With cut-through switching, forwarding starts right after reception of the MAC destination address. This however may cause broken frames to be forwarded across a switch - simply because the frame integrity can only be checked when looking at the whole frame, from header to FCS.
In this context, fragment free means that a cut-through switch monitors the integrity of each frame while forwarding. When an ingress port exceeds a certain error rate the switch changes over to store-and-forward switching, limiting the overall number of forwarded, broken frames originating from malfunctioning ingress links.
It is because most errors occurs within the first 64 bytes of the frame
That isn't true. Error bits can be located anywhere within the frame. Also, there's no way to detect a damaged frame (not from collision) before receiving the trailing FCS.
64 bytes or 512 bits is the slot time for half-duplex Ethernet. Looking for continuing frames beyond that limit or a lack of collision guarantees that no runts from collisions are forwarded. In obsolete half-duplex mode those runts may be very common, so not forwarding them is a very good idea.

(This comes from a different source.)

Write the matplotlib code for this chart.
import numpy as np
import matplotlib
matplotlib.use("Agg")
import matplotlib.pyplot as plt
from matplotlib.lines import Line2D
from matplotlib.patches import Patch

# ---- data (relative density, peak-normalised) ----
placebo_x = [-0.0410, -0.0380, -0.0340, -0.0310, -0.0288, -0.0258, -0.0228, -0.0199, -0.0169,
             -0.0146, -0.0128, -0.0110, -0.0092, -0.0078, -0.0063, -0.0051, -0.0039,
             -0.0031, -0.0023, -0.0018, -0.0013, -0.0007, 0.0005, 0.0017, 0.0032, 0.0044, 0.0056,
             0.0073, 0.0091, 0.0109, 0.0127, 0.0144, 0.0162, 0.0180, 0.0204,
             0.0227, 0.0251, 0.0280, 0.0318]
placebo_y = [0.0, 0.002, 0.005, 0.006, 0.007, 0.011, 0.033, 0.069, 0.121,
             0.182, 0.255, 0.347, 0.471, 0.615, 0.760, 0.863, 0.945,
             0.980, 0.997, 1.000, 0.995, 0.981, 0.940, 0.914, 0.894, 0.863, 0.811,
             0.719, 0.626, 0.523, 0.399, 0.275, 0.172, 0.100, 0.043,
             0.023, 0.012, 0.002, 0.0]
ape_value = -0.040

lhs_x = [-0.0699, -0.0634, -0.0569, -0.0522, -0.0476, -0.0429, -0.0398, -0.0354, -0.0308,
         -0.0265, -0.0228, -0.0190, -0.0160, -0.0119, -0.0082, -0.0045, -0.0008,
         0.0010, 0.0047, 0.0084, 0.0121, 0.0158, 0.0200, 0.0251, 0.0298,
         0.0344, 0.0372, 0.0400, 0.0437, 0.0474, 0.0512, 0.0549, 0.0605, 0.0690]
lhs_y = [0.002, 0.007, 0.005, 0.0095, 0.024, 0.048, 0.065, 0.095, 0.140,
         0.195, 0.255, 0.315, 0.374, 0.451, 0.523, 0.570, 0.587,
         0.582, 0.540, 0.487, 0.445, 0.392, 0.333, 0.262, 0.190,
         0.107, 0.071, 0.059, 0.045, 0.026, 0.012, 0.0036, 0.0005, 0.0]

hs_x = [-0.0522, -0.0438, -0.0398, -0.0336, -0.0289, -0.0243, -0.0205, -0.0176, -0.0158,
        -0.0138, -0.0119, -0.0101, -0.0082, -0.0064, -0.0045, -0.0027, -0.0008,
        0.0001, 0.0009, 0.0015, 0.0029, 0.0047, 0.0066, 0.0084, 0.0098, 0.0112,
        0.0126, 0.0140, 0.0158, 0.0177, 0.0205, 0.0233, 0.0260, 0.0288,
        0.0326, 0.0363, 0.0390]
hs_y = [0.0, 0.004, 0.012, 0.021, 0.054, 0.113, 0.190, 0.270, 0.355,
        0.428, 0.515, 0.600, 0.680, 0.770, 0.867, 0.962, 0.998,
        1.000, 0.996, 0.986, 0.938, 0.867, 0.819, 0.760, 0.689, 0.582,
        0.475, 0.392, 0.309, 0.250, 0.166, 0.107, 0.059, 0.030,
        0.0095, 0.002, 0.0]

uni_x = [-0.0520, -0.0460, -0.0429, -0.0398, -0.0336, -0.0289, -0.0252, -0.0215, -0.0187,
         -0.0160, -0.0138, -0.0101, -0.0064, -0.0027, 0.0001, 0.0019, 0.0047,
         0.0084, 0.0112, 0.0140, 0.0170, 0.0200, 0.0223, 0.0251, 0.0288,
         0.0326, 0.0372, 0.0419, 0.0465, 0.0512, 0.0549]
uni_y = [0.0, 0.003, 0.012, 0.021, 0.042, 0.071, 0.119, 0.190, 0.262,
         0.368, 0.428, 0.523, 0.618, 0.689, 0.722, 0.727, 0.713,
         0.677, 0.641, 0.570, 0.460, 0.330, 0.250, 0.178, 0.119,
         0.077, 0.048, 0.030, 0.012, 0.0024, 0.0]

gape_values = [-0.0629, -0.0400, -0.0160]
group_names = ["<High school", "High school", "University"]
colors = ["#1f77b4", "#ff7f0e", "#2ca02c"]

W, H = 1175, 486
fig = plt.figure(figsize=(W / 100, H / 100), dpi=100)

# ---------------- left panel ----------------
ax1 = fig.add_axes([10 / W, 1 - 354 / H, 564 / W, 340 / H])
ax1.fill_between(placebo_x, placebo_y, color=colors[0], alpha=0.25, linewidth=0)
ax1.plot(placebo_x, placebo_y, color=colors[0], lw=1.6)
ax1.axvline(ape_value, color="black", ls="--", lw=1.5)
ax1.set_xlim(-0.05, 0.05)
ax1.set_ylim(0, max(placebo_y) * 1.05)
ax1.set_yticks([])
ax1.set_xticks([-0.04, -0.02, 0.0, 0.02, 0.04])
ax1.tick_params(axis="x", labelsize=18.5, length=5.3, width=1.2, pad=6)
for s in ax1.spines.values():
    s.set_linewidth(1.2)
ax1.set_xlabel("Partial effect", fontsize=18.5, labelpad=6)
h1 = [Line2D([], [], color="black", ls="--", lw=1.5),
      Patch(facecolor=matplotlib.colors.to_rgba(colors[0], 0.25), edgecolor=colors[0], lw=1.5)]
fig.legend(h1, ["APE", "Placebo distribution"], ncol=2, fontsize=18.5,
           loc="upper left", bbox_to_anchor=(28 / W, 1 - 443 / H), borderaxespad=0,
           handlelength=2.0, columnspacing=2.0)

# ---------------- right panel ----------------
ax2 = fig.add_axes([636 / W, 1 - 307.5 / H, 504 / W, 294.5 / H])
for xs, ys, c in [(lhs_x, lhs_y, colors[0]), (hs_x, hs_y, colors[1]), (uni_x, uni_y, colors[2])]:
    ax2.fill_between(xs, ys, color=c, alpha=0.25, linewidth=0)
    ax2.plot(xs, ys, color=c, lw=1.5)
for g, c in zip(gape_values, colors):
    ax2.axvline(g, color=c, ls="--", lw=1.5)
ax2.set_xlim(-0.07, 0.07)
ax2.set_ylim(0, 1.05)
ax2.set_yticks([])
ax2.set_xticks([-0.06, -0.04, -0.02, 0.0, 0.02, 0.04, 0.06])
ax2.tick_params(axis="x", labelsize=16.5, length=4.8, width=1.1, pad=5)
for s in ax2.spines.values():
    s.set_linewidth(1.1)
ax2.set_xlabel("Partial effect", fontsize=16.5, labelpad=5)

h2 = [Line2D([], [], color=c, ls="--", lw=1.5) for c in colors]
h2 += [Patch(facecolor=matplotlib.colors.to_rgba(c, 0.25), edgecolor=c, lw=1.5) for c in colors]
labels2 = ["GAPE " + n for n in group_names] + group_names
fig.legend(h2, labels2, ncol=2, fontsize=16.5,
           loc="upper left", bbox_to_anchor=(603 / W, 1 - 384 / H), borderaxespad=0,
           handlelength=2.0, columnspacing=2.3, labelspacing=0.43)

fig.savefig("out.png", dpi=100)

A late collision is a collision happening beyond that slot time, outside the normal collision window. They (used to) happen when the network exceeded Ethernet's design limits (segment length, 5-4-3 rule etc.). You can't always catch them (as they're late) and you can only detect those broken frames by failing FCS check.
If ethernet uses duplex which it mostly does in the modern world, why would there ever be a need to check for collisions?
With full duplex there can be no collisions. However, up to Fast Ethernet speed (100 Mbit/s) most devices still support half-duplex mode (HDX). A cut-through switch with a half-duplex link could theoretically forward fragments from collisions received on the half-duplex port. In practice, most cut-through switches use store-and-forward for HDX source ports (as part of the fragment-free strategy).
does fragment free by any chance relate to IPv4 fragmentation?
No. "Fragment" here refers to incomplete frames (mostly) due to collisions. IP fragmentation is an inefficient, yet necessary and legal mechanism to forward packets over a network not supporting the actual packet size (packet size > MTU).